As a father of nine, he has enrolled his two older daughters in Koranic school paying $10 in fees. He pays $50 rent for a three-room iron-sheet house. He and his family previously struggled to get one meal in a day but are now doing much better.

In Mogadishu, unemployment remains high among young people and businesses like this are creating opportunities for others to support their families and further their own education.

Mohamed Ibrahim Mohamed, 18, started as a waiter at Hassan-dhere restaurant in August and has enrolled in a local private school learning mathematics and English.

“I’m working and studying, so I get to work at six in the morning and leave at 8:00 am for classes until noon. I continue at work till 11:00pm. I am working to support my education and my family,” he said.

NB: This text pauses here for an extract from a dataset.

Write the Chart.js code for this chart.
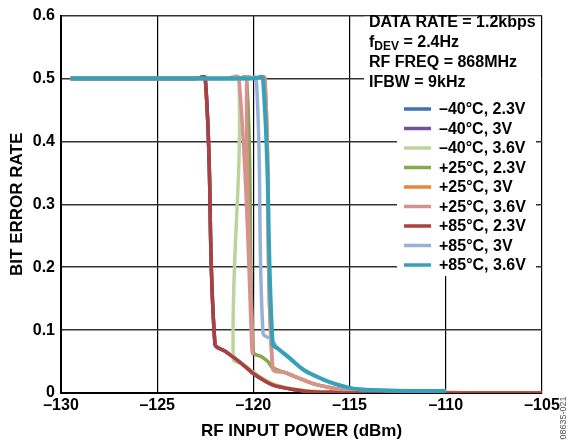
<!DOCTYPE html>
<html>
<head>
<meta charset="utf-8">
<script src="https://cdn.jsdelivr.net/npm/chart.js@4.4.1/dist/chart.umd.min.js"></script>
<style>
  html, body { margin: 0; padding: 0; background: #fff; }
  #c { display: block; }
</style>
</head>
<body>
<canvas id="c" width="573" height="444"></canvas>
<script>
// ---------- data ----------
const seriesLabels = ['\u201340\u00b0C, 2.3V', '\u201340\u00b0C, 3V', '\u201340\u00b0C, 3.6V',
                      '+25\u00b0C, 2.3V', '+25\u00b0C, 3V', '+25\u00b0C, 3.6V',
                      '+85\u00b0C, 2.3V', '+85\u00b0C, 3V', '+85\u00b0C, 3.6V'];
const seriesColors = ['#3f72b0', '#71509c', '#bcd49c', '#86a849', '#e8873a', '#d5928e', '#ad3f3c', '#95b1d8', '#36a2ba'];

const xM40_23 = [-129.5, -123, -122.5, -122.0, -121.5, -121.0, -120.5, -120.0, -119.5, -119.0, -118.5, -118.0, -117.0, -116.0, -115.0, -105.0];
const yM40_23 = [0.5, 0.5, 0.5, 0.078, 0.067, 0.056, 0.044, 0.031, 0.021, 0.013, 0.009, 0.006, 0.002, 0.001, 0, 0];
const xM40_30 = [-129.5, -123, -122.5, -122.0, -121.5, -121.0, -120.5, -120.0, -119.5, -119.0, -118.5, -118.0, -117.0, -116.0, -115.0, -105.0];
const yM40_30 = [0.5, 0.5, 0.5, 0.078, 0.067, 0.056, 0.044, 0.031, 0.021, 0.013, 0.009, 0.006, 0.002, 0.001, 0, 0];
const xM40_36 = [-129.5, -121.5, -120.75, -121.05, -120.5, -120.0, -119.5, -119.0, -118.5, -118.0, -117.0, -116.0, -115.0, -105.0];
const yM40_36 = [0.5, 0.5, 0.5, 0.055, 0.045, 0.033, 0.023, 0.015, 0.010, 0.007, 0.003, 0.001, 0, 0];
const xP25_23 = [-129.5, -120.85, -120.35, -120.0, -119.6, -119.25, -119.0, -118.3, -118.0, -116.9, -115.9, -114.8, -113.0, -105.0];
const yP25_23 = [0.5, 0.5, 0.5, 0.065, 0.058, 0.050, 0.040, 0.032, 0.028, 0.015, 0.008, 0.003, 0.001, 0];
const xP25_30 = [-129.5, -119.85, -119.4, -119.0, -118.3, -118.0, -116.9, -115.9, -114.8, -113.0, -105.0];
const yP25_30 = [0.5, 0.5, 0.5, 0.040, 0.032, 0.028, 0.015, 0.008, 0.003, 0.001, 0];
const xP25_36 = [-129.5, -121.3, -120.75, -120.05, -120.35, -119.85, -119.4, -119.0, -118.3, -118.0, -116.9, -115.9, -114.8, -113.0, -105.0];
const yP25_36 = [0.5, 0.5, 0.5, 0.062, 0.5, 0.5, 0.5, 0.040, 0.032, 0.028, 0.015, 0.008, 0.003, 0.001, 0];
const xP85_23 = [-129.5, -123, -122.5, -122.0, -121.5, -121.0, -120.5, -120.0, -119.5, -119.0, -118.5, -118.0, -117.0, -116.0, -115.0, -105.0];
const yP85_23 = [0.5, 0.5, 0.5, 0.078, 0.067, 0.056, 0.044, 0.031, 0.021, 0.013, 0.009, 0.006, 0.002, 0.001, 0, 0];
const xP85_30 = [-129.5, -120.3, -119.85, -119.5, -119.1, -118.9, -118.7, -118.1, -117.4, -116.7, -116.0, -115.1, -114.5, -113.0, -110.0];
const yP85_30 = [0.5, 0.5, 0.5, 0.095, 0.086, 0.078, 0.070, 0.055, 0.037, 0.026, 0.017, 0.009, 0.006, 0.004, 0.003];
const xP85_36 = [-129.5, -120.0, -119.5, -119.0, -118.7, -118.1, -117.4, -116.7, -116.0, -115.1, -114.5, -113.0, -110.0];
const yP85_36 = [0.5, 0.5, 0.5, 0.078, 0.070, 0.055, 0.037, 0.026, 0.017, 0.009, 0.006, 0.004, 0.003];

const xTickLabels = ['\u2013130', '\u2013125', '\u2013120', '\u2013115', '\u2013110', '\u2013105'];
const yTickLabels = ['0', '0.1', '0.2', '0.3', '0.4', '0.5', '0.6'];
const infoLines = ['DATA RATE = 1.2kbps', ['f', 'DEV', ' = 2.4Hz'], 'RF FREQ = 868MHz', 'IFBW = 9kHz'];
const xTitle = 'RF INPUT POWER (dBm)';
const yTitle = 'BIT ERROR RATE';
const figCode = '08635-021';

// ---------- build ----------
const xs = [xM40_23, xM40_30, xM40_36, xP25_23, xP25_30, xP25_36, xP85_23, xP85_30, xP85_36];
const ys = [yM40_23, yM40_30, yM40_36, yP25_23, yP25_30, yP25_36, yP85_23, yP85_30, yP85_36];
const datasets = seriesLabels.map((lab, i) => ({
  label: lab,
  data: xs[i].map((x, k) => ({ x: x, y: ys[i][k] })),
  borderColor: seriesColors[i],
  backgroundColor: seriesColors[i],
  borderWidth: i === 8 ? 4 : 3.5,
  pointRadius: 0,
  tension: 0.4,
  fill: false,
  order: seriesLabels.length - 1 - i
}));

const FONT = '"Liberation Sans", Arial, sans-serif';

const overlay = {
  id: 'overlay',
  beforeDatasetsDraw(chart) {
    const ctx = chart.ctx;
    const a = chart.chartArea;
    ctx.save();
    ctx.fillStyle = '#fff';
    ctx.fillRect(364, a.top + 1, a.right - 1 - 364, 96 - a.top - 1);
    ctx.fillRect(397, 96, 536 - 397, 276 - 96);
    ctx.restore();
  },
  afterDraw(chart) {
    const ctx = chart.ctx;
    ctx.save();
    ctx.fillStyle = '#000';
    ctx.textBaseline = 'middle';
    ctx.textAlign = 'left';
    const x0 = 369;
    infoLines.forEach((ln, i) => {
      const y = 23 + i * 20;
      if (Array.isArray(ln)) {
        ctx.font = 'bold 16px ' + FONT;
        ctx.fillText(ln[0], x0, y);
        let x = x0 + ctx.measureText(ln[0]).width;
        ctx.font = 'bold 12px ' + FONT;
        ctx.fillText(ln[1], x, y + 4);
        x += ctx.measureText(ln[1]).width;
        ctx.font = 'bold 16px ' + FONT;
        ctx.fillText(ln[2], x, y);
      } else {
        ctx.font = 'bold 16px ' + FONT;
        ctx.fillText(ln, x0, y);
      }
    });
    chart.data.datasets.forEach((ds, i) => {
      const y = 109 + i * 19.5;
      ctx.strokeStyle = ds.borderColor;
      ctx.lineWidth = 3.5;
      ctx.beginPath();
      ctx.moveTo(404, y);
      ctx.lineTo(431, y);
      ctx.stroke();
      ctx.fillStyle = '#000';
      ctx.font = 'bold 16px ' + FONT;
      ctx.fillText(ds.label, 439, y + 1);
    });
    ctx.translate(564, 418);
    ctx.rotate(-Math.PI / 2);
    ctx.textAlign = 'center';
    ctx.fillStyle = '#555';
    ctx.font = '9px ' + FONT;
    ctx.fillText(figCode, 0, 0);
    ctx.restore();
  }
};

new Chart(document.getElementById('c'), {
  type: 'line',
  data: { datasets: datasets },
  plugins: [overlay],
  options: {
    responsive: false,
    animation: false,
    devicePixelRatio: 1,
    layout: { padding: { top: 9, right: 31, left: 0, bottom: 2 } },
    plugins: { legend: { display: false }, tooltip: { enabled: false } },
    scales: {
      x: {
        type: 'linear',
        min: -130, max: -105,
        afterFit: (s) => { s.height = 49; },
        ticks: {
          stepSize: 5,
          padding: 3,
          color: '#000',
          font: { family: FONT, size: 16, weight: 'bold' },
          maxRotation: 0,
          callback: (v) => xTickLabels[Math.round((v + 130) / 5)]
        },
        grid: { color: '#000', lineWidth: 1.2, drawTicks: false },
        border: { color: '#000', width: 2 },
        title: {
          display: true, text: xTitle, color: '#000',
          font: { family: FONT, size: 17, weight: 'bold' },
          padding: { top: 0, bottom: 0 }
        }
      },
      y: {
        type: 'linear',
        min: 0, max: 0.6,
        afterFit: (s) => { s.width = 61; },
        ticks: {
          stepSize: 0.1,
          padding: 6,
          color: '#000',
          font: { family: FONT, size: 16, weight: 'bold' },
          callback: (v) => yTickLabels[Math.round(v * 10)]
        },
        grid: { color: '#333', lineWidth: 1.5, drawTicks: false },
        border: { color: '#000', width: 2 },
        title: {
          display: true, text: yTitle, color: '#000',
          font: { family: FONT, size: 17, weight: 'bold' },
          padding: { top: 7, bottom: 0 }
        }
      }
    }
  }
});
</script>
</body>
</html>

Mohamed’s $150 earnings support his wife and two children and mean he no longer has to depend on relatives. He hopes to open his own business in the future, inspired by Hassan’s success from humble beginnings.

Abdihakim Ali Abdi, 21, began in August as a trainee barista and quickly picked up skills using the coffee machine. His $210 salary supports his parents and three siblings, who have no other income.

“I am the eldest in my family and the one working, I didn’t have a job before and was staying at home but now it’s good to be able to help my family,” he explained.

He completed secondary school in 2020 and lacked the finances to continue education. He is now saving to start university studies next year.